There you have it. Here are some things I am not afraid of:
1. Heights (ha HA!)
2. Getting stabbed. Trust me, I have been stabbed many times, both accidental and on purpose. It's not that bad.
3. That's it.

User Error

I fix things for a living. Usually after breaking them first. They always say, "If it ain't broke, don't fix it." I love that saying. It basically gives me license to break whatever I want. As long as I fix it afterward. I wonder who 'They' are. I imagine somewhere a group of people goes around and spouts off proverbs to unsuspecting bystanders. Probably somewhere in California. San Fransisco area. I guess. As you all know, they don't make things like they used to. (Now 'they' are making things too! What the heck, California?) I mean, they can make a refrigerator with a TV in the door but they can't make socks that automatically pair up in the laundry and don't get holes in them. C'mon scientists! Anyway, most things that I fix I can fix really quickly. This is due to a special thing I call ~ "The Magic Touch" (Patent Pending). I touch it, and BLAMO! it works. Ok, it's actually mostly because people don't know how to turn things on. For example: "The air conditioning doesn't work and it's getting really hot in here!" (They are turning the heater knob) "Our window is really hard to open!" (There's a latch) "The tub doesn't drain!" (The stopper is down) "There is water pouring from the ceiling!" (...) Alright, so that last one takes a bit more than "The Magic Touch" (Patent Pending).

Disclaimer: I made all of this stuff up.

Disclaimer 2: I do great work at my job. No breaking things there.

Disclaimer 3: I feel like there should be one more for good measure. Did I mention that my boss is awesome? Well, she is! (Disclaimer 4: This part is not made up).

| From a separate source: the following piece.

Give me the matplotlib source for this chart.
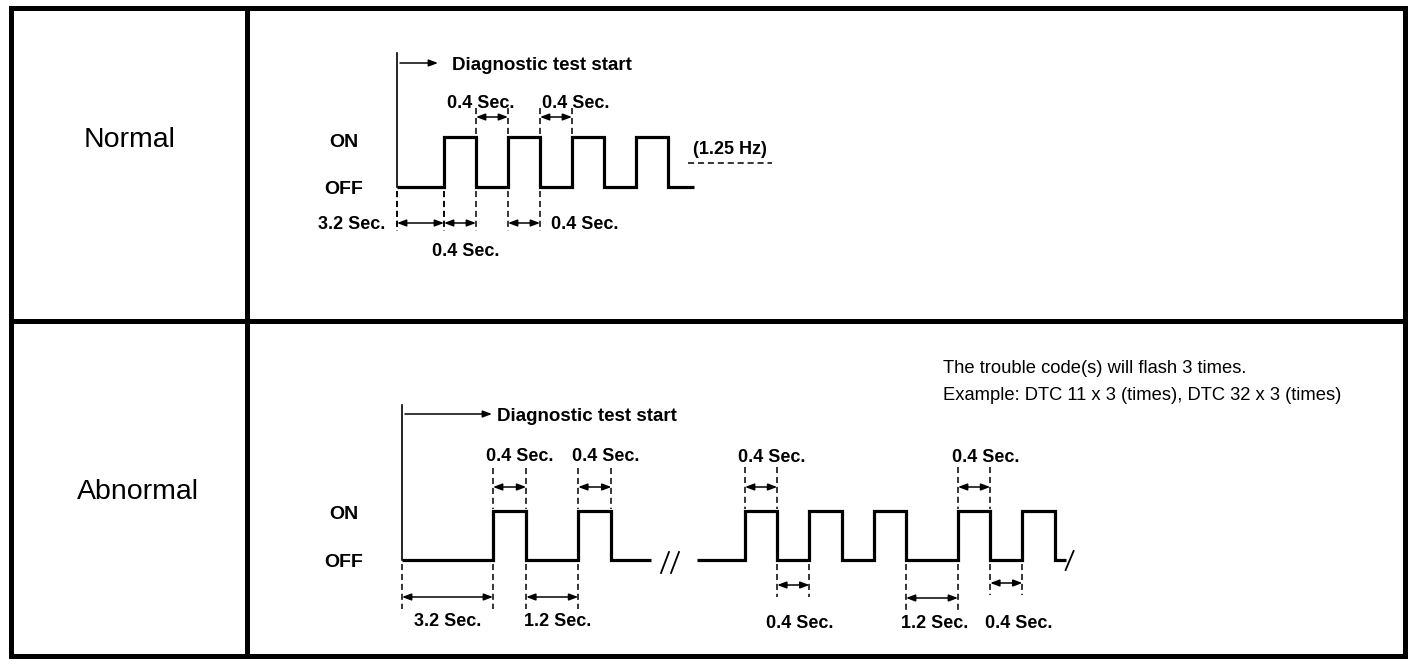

So yeah, legal stuff can get pretty boring! I should know, I'm a lawyer. What I want from you people (Whaddya mean you people?) is a time where you couldn't figure out how the heck something worked, so you asked for help, and it turned out to be the easiest thing in the world to do, and you felt stupid. I would give you one of mine, but it never happens. So there.